Pour l’ancien co-directeur de la Comédie de Saint-Étienne (2002-2009), son festival représente à la fois un « un nouveau contexte de création et une carte de visite » pour ces apprentis comédiens. Car en plus de faciliter des rencontres artistiques entre les élèves des différentes écoles, l’événement permet surtout aux metteurs en scène, réalisateurs et agents parisiens de découvrir, condensés en un lieu unique, les talents de demain. « Un gain de temps génial, en seulement quinze jours », a glissé une directrice de casting à François Rancillac.

Animation sonore et images enregistrées

L’organisation du festival, gratuit et non subventionné, est l’affaire de tous. De l’équipe de l’Aquarium comme des écoles, qui partagent les frais de communication et de déplacement.

Pour cette dixième édition après laquelle le rideau pourrait définitivement tomber en raison d’un changement de direction imminent, François Rancillac a « offert [son] cadre » à sept écoles.

Parmi elles, Les Teintureries, l’École supérieure de théâtre de Lausanne. Une première participation pour l’institution suisse qui a commandé un spectacle au collectif francilien, Das Plateau. Écrit par Jacques Albert, Comme à la maison met en scène six comédiens dans un commissariat où se télescopent les questions du racisme structurel et du mal-être policier.

Grâce à un dispositif scénographique qui mêle jeu de plateau, animation sonore et projections d’images enregistrées, la pièce justifie son titre en « mélangeant les situations intimes et professionnelles d’un groupe de jeunes flics aux interconnaissances très fortes», explique sa co-metteuse en scène, Céleste Germe.

Une fable poétique

Également à l’affiche, l’ESCA du Studio d’Asnières proposera une pièce écrite et mise en scène par Frédéric Sonntag. Inspiré du dernier vers d’un poème de Chateaubriand, Moi de vos charmes seuls j’entretiens les déserts jettera un pont avec la pièce de Mariette Navarro en interrogeant le rapport scène/salle et les questions de désobéissance civile et d’urgence écologique. Sa représentation, en partie en extérieur, sera l’occasion d’« un moment de visibilité en direction du public et des professionnels pour ces jeunes artistes qui irrigueront bientôt le paysage théâtral», se félicite la directice adjointe de l’école, Tatiana Breidi.

Cette année encore, le festival s’ouvre à l’échelon inférieur en invitant des classes préparatoires aux écoles supérieures. Ici, celle de l’Académie de l’Union de Limoges, intégralement destinée aux aspirants comédiens d’Outre-mer pour faciliter leur insertion dans les écoles nationales d’art dramatique où ils sont sous-représentés.
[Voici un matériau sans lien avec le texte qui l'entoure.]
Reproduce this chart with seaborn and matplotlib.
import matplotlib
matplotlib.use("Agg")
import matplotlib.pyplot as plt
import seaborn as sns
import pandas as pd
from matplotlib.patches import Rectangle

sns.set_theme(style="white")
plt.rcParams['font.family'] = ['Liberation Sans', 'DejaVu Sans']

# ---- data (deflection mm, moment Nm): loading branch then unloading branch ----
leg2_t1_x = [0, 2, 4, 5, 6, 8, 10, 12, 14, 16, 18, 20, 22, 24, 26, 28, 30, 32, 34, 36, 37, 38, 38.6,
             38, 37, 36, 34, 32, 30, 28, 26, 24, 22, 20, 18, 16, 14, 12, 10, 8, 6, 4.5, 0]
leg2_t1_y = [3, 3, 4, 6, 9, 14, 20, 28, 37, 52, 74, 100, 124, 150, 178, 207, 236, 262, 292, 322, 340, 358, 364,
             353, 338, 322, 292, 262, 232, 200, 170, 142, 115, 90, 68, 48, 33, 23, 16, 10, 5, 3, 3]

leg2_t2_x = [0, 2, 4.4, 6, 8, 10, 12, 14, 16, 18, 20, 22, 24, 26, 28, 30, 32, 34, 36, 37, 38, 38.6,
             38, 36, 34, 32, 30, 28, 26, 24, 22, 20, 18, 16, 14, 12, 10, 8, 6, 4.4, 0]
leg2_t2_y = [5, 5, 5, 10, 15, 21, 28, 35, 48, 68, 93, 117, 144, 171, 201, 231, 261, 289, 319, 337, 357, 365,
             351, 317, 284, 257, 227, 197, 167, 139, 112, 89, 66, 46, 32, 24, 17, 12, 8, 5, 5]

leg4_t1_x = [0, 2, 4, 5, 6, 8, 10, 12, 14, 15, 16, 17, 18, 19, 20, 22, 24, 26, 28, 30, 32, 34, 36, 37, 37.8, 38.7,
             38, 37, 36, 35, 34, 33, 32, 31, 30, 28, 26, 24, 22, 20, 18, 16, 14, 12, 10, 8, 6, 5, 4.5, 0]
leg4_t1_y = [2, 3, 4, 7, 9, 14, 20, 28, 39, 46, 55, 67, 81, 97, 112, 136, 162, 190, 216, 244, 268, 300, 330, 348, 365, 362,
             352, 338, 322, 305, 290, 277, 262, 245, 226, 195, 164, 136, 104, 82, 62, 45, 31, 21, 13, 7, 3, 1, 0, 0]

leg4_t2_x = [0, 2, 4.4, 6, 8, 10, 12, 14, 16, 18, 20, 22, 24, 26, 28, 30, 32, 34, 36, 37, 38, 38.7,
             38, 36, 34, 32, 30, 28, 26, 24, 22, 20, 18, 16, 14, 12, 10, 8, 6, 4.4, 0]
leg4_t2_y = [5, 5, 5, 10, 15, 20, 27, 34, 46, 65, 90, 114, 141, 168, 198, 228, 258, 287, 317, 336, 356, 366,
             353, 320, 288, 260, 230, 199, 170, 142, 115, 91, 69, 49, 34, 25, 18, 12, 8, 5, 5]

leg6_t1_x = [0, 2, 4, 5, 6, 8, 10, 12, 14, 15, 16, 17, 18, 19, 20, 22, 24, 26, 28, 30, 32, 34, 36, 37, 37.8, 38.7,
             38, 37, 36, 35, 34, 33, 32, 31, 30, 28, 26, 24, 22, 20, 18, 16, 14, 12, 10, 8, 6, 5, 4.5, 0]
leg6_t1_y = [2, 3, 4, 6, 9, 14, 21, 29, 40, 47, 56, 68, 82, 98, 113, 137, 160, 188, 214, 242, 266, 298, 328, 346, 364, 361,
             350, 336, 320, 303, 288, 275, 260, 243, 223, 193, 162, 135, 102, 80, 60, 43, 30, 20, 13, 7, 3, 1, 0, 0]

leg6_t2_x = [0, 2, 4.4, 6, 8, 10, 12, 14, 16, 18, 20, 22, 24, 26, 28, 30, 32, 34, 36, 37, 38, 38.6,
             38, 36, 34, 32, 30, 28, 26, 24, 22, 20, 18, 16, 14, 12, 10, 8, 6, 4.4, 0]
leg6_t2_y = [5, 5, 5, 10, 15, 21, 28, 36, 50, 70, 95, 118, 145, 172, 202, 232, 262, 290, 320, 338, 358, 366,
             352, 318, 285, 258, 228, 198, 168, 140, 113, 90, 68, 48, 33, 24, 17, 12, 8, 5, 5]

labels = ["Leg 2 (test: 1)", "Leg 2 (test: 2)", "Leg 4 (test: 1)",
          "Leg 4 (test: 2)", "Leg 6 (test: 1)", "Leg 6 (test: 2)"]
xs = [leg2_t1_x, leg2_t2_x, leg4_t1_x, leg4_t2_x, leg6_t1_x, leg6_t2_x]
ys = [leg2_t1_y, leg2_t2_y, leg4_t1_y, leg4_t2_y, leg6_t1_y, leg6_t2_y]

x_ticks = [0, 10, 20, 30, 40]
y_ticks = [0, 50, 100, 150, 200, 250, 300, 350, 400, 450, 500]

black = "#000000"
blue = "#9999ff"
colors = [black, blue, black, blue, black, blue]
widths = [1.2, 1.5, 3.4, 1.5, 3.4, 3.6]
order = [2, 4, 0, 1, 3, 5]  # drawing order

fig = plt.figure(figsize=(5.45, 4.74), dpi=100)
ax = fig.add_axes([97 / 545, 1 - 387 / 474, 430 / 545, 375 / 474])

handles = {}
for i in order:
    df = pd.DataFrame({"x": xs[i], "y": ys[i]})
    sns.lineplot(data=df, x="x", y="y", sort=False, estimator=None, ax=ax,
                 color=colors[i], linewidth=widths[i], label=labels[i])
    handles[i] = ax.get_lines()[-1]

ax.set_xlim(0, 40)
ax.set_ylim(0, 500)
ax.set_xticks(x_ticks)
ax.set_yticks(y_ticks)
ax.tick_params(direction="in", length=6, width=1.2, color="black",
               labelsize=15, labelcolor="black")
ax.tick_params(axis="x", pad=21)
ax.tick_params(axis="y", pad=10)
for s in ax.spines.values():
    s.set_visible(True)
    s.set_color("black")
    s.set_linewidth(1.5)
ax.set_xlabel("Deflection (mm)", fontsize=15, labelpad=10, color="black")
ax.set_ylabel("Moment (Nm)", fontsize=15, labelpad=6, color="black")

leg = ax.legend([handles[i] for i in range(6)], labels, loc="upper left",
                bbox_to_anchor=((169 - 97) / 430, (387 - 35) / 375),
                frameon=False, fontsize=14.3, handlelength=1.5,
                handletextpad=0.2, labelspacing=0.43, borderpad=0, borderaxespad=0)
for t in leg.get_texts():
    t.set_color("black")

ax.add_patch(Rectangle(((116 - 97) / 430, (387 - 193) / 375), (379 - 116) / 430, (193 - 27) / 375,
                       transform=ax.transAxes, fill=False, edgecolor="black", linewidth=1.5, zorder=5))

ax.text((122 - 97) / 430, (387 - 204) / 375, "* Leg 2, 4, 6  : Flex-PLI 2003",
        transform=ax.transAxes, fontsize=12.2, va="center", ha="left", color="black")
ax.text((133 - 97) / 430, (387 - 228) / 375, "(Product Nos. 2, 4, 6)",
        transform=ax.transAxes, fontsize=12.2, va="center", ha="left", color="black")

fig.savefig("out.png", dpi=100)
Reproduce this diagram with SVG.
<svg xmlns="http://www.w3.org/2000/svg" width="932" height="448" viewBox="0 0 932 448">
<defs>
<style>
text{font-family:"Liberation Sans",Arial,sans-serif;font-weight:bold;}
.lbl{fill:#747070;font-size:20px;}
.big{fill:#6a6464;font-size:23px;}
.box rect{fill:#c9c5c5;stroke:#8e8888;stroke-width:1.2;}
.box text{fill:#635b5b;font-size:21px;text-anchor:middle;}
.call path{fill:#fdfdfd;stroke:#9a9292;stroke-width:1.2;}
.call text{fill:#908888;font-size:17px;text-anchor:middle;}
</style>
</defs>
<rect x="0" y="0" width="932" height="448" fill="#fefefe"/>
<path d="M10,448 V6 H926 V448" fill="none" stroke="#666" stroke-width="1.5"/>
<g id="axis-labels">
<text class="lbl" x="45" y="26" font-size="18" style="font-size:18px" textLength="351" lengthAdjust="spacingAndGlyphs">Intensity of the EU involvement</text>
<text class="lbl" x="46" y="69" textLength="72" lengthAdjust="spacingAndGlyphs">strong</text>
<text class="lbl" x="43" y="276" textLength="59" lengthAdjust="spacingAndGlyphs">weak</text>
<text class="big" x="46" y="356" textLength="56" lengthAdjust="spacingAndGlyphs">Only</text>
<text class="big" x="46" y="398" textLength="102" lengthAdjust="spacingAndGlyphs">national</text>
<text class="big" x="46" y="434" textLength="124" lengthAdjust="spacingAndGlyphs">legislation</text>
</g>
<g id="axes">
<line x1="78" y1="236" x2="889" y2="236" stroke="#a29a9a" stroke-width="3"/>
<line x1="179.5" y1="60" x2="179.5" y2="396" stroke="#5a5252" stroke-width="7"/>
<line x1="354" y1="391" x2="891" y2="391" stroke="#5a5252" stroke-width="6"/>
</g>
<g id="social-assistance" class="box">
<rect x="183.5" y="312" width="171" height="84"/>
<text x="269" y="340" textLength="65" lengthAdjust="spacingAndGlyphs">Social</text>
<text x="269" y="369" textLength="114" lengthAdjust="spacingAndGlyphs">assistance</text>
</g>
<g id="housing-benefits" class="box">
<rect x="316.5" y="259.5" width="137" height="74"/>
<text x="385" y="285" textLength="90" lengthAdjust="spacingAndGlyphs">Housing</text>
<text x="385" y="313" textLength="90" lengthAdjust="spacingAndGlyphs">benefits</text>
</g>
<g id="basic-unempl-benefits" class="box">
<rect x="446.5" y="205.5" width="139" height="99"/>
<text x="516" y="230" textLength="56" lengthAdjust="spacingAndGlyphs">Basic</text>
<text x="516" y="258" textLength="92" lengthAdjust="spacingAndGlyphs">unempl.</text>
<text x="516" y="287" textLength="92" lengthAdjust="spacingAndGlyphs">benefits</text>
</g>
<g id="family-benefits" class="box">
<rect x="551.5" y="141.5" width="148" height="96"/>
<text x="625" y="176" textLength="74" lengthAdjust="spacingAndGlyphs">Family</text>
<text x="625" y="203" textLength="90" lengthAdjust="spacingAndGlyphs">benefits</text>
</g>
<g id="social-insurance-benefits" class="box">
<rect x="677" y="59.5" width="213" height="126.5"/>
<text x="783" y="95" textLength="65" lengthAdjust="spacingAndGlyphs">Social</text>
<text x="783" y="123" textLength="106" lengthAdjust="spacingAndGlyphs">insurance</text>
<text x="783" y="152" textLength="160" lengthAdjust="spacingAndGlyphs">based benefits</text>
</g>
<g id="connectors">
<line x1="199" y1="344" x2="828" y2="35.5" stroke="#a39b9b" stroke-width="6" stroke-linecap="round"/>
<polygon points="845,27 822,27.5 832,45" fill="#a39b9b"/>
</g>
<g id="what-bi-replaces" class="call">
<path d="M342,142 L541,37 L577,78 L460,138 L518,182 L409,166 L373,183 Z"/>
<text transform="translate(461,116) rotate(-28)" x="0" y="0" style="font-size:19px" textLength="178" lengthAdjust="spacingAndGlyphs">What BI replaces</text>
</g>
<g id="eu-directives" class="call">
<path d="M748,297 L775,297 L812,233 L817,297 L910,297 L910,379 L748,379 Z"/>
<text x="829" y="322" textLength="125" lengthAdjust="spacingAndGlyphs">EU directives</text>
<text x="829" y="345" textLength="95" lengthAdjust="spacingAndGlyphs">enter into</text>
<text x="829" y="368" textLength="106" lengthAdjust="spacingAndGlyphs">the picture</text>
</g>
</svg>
La promotion 2019, la toute première à en sortir, jouera une pièce écrite et mise en scène par le Réunionnais Paul Francesconi. Sous la forme d’une fable poétique, Cargo s’inspire d’un véritable rituel originaire de la Polynésie pour dépeindre une île qui « s’étiole entre ceux qui veulent dépasser leur horizon et les autres, attachés à leurs traditions », précise Jean Lambert-Wild, directeur de l’Académie de l’Union.

Jérémy Pellet

Festival des écoles du théâtre public. Jusqu’au 30 juin à la Cartoucherie de Vincennes. Entrée gratuite (sur réservation).www.theatredelaquarium.net 01.43.74.99.61

« Comme à la maison » de Jacques Albert, avec la troupe des Teintureries. Les 21, 22 et 23 juin au Théâtre de l’Aquarium.

« Moi de vos charmes seuls j’entretiens les déserts » de Frédéric Sonntag, avec la troupe de l’ESCA. Les 27, 28, 29 et 30 juin au Théâtre de l’Épée de Bois.

« Cargo » de Paul Francesconi, avec la troupe de l’Académie de l’Union. Les 27, 28, 29 et 30 juin au Théâtre de l’Aquarium.